Monday, August 01, 2005

No Mundane Options

I'm not going to write a review of Basquiat, which I saw at the Brooklyn Museum. First, it's not there any longer, second, it's been a couple months, and lastly there are lots of other great reviews out there. (Go here or here). So instead here are some scattered thoughts from my notebook.
  • "No Mundane Options" is text taken from one of Basquiat's drawings. I think the phrase sums up his work better than the entire exhibition catalogue. Refusing the mundane option is harder than it sounds, and if Basquiat had been able to accept the mundane he may have lived to see his thirtieth birthday. When you see a show like this it's always hard to imagine the artist going through the day-to-day banality of life, even though you know he did. Part of that whole tired mystique of the artistic life that has yet to die.
  • Verbal plays and teases. What he leaves out or crosses off often more telling than what he leaves legible. In Irony of the Negro Policeman Basquiat labels the cop's foot "PAW (left)" but there is a stroke after the "W" like he started to add an "N" to turn the word into "PAWN". But he chose not to. Or I'm reading too much into the marks. Given the title, I don't think I am.
In Italian, 1983, from Brooklyn Museum website
  • Repeated symbols and words remind me of the ritualistic graffiti I saw in New Orleans on the tomb of the voudoun priestess Madame Marie Laveau.
  • Hollywood Africans, 1983, was the first Basquiat I ever saw, at the Kalamazoo Institute of Arts years ago. It's probably still one of my favorites, with its electric yellow field of paint and the self assured drawings of Basquiat and his friends.
  • Much of his work seems to embody the city (New York) itself, in its cacophony of words and images and advertising, in its barely controlled chaos that somehow makes sense. Like landscapes - or more accurately cityscapes, though they rarely make overt references to buildings. A symbolic record of the lived city life, both personal and universal. The repetition of pasted and collaged photocopies of his drawings recall the repeated fields of posters advertising concerts and events that line the streets of the city.
  • Basquiat's images of advertising are hot and experienced where Warhol's are cold and without personal input. Warhol is minimalist and Basquiat (of course) expressionist, even performative. There is more affinity between Basquiat's drawings and Warhol's earlier black and white, diagrammatic paintings.
  • Medieval altar shapes. In Grave, painted after his friend Warhol's death, the three panels radiate grief, it nearly moved me to tears (which really doesn't happen often in front of art).
  • The sheer amount of work in the show is overwhelming. Words like thought-maps, recording his interests, what he was reading at the time, stream of consciousness connections. Political thinking, what music he loved... it's endless. Sometimes the words take over and flood from the painting or drawing, inundating you. "mapping the urban consciousness" (catalogue, pg. 94)
  • Fell in love with his drawings of anatomy. You get a sense of his humour there.
  • The catalogue essays are unsatisfying. Too much time spent on trying to prove he's some Art God. His work is good, don't dwell on mystifying him. Needed an in-depth analysis of his religious iconography and influence of religion - latin american catholicism, haitian religion, etc. It's all there, but I don't know enough about it to comment. Maybe they purposely avoided that aspect.
  • Consciously employed primitivism and ritual repetition combined with references to contemporary life, throw in some of the logic of "high" Greek, Roman, and Egyptian civilizations. Interesting interplays that have an affinity to Picasso's use of the primitive, though Basquiat is far more aware and critical of this use. Picasso borrowed, Basquiat comments. See this article for a better discussion of this. It seems like any time I have a thought, somebody else has been there first and done it with more eloquence!

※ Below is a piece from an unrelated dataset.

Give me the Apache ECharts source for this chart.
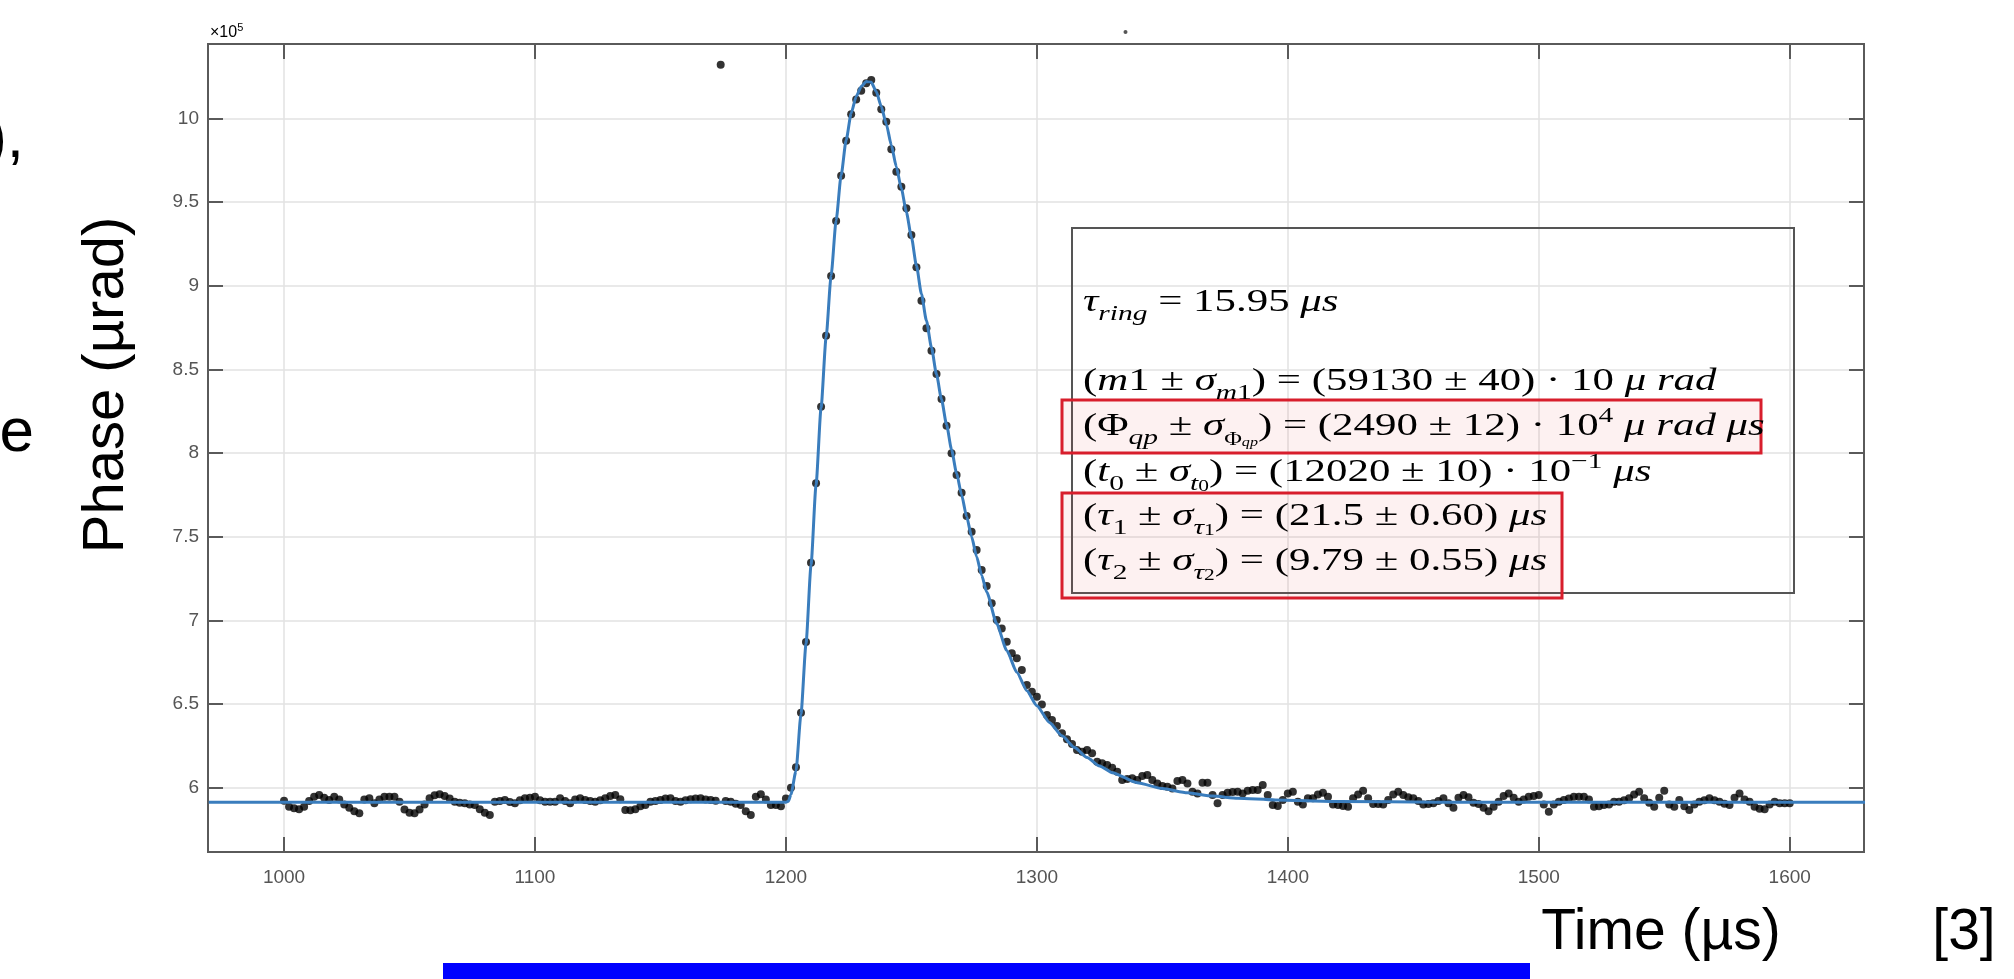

At 10:53 AM, Anonymous Josse said...

I enjoyed your review. I saw this show a few months ago and was electrified. He seemed so alive and his art so particular to his own unique personal vision. I had seen the movie (of course) but this was the first time that I saw a large body of his work.

At 8:56 PM, Blogger Amy said...

Yeah, it was amazing. I spent hours there. The movie portrayed him as rather naive, and you don't get that from his work at all. He really seemed to understand the power dynamics of his world. His intelligence practically bursts from the canvases. Skip the catalogue essays and go to the work.